Cheap top-level domains are easy to spot. A quick domain search often reveals extensions priced far below the cost of more established options, sometimes for just a few dollars or even less. For buyers focused on minimizing upfront spend, these cheapest TLDs can look like an obvious win.
The reality is more nuanced. While low pricing does not automatically mean poor quality, it often reflects specific trade-offs related to demand, policy, usage patterns, and long-term perception. Those trade-offs matter because domains increasingly function as trust signals for users, search engines, and AI-driven discovery systems.
This article explains why some TLDs are consistently cheap, what that pricing signals in practice, and when choosing the cheapest option can create more risk than value.
Why Some TLDs Are Cheaper Than Others
TLD pricing is shaped by economics rather than quality alone. Extensions become cheap when supply outpaces demand or when registries lower prices to drive adoption. Many newer or niche TLDs were launched with ambitious growth targets. When registrations failed to meet expectations, pricing was reduced to attract volume. Lower prices make experimentation easier, but they also signal weaker market demand.
In contrast, widely adopted TLDs maintain higher prices because demand is stable and renewal rates are predictable. Cost differences often reflect popularity and perceived trust, not technical capability.
Registry Policies and Pricing Strategies
Each TLD is governed by its own registry, which sets wholesale pricing and policies. Some registries prioritize scale and allow aggressive discounting. Others focus on stability, long-term usage, and tighter controls.
Cheap TLDs often rely on promotional pricing to sustain registration numbers. While this can lower entry costs, it also increases churn. High churn rates influence how these extensions are perceived by email providers, search platforms, and automated trust systems.
Understanding registry behavior helps buyers interpret what low prices actually represent.
Abuse Patterns and Perception Risks
Certain TLDs develop reputations based on how they are commonly used. Extensions with low registration barriers are more attractive to bad actors because domains are easy to acquire and abandon.
This does not mean all domains on cheap TLDs are abusive. Legitimate projects exist across every extension. However, patterns matter. Higher concentrations of abuse influence filtering, monitoring, and default trust assumptions.
Perception risk is often the real cost of a cheap TLD, not the registration fee itself.
Renewal Pricing and Long-Term Cost
The cheapest registration price is rarely the full story. Many low-cost TLDs have higher or less predictable renewal pricing.
Buyers who focus only on the first-year cost may discover later that keeping the domain active is far more expensive than expected. This can force difficult decisions once a project gains traction.

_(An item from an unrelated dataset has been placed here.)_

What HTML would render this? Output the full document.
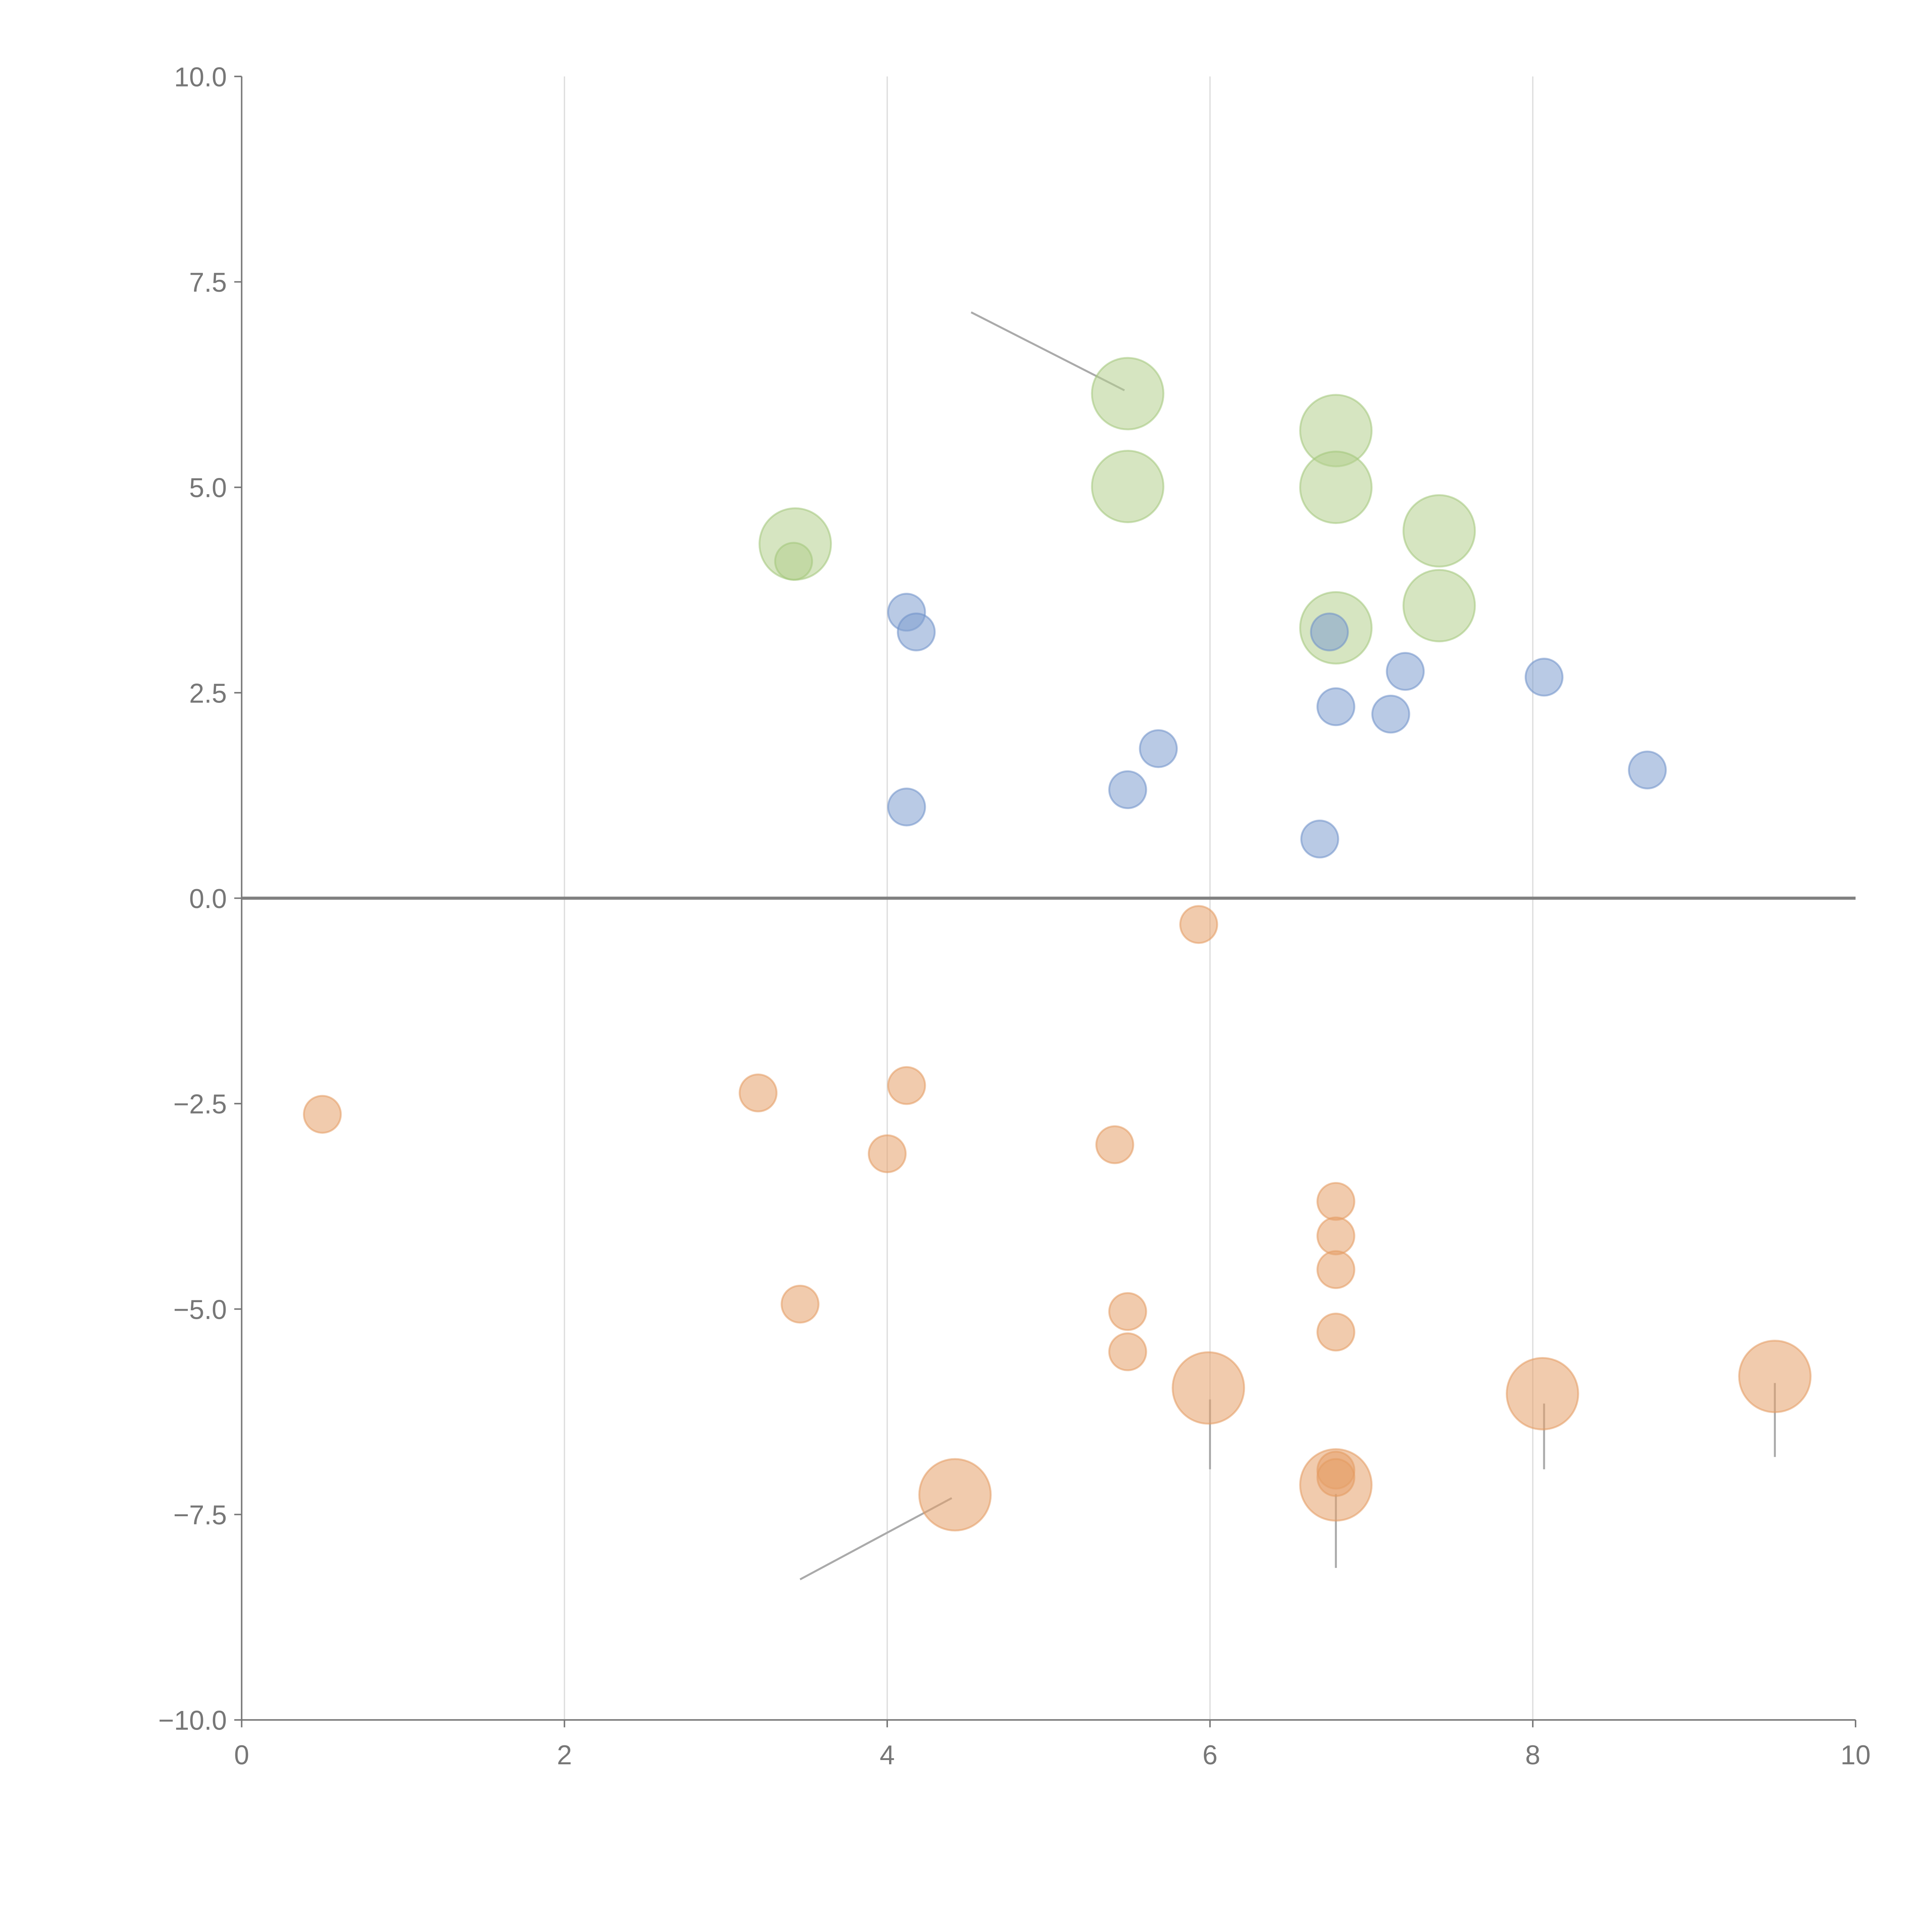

Evaluating total cost over time is essential when comparing TLDs, especially for long-term brand or business use.
How AI Systems Interpret Cheap TLDs
AI-driven search and recommendation systems evaluate patterns rather than individual intent. They look at historical usage, stability, and association with credible content.
TLDs with high churn or abuse rates face additional scrutiny. Even well-built sites can encounter friction simply because of extension-level signals.
AI systems do not penalize low prices directly. They respond to outcomes and associations over time, which is why extension choice can influence discoverability indirectly.
When the Cheapest TLDs Make Sense
Cheap TLDs can be appropriate for testing ideas, short-term campaigns, internal tools, or learning projects. In these contexts, low cost reduces risk rather than creating it.
Problems arise when cheapest extensions are used for long-term brands, email-heavy operations, or trust-sensitive use cases without understanding perception trade-offs.
Matching the TLD to the project’s lifespan and credibility requirements is the key decision factor.
What This Means for You as a Domain Buyer
The cheapest TLD is not automatically the wrong choice, but it is rarely the safest default.
Understanding why an extension is cheap helps buyers anticipate trade-offs around trust, renewal cost, and visibility. In an environment where AI systems increasingly influence discovery, extension choice is part of long-term credibility planning.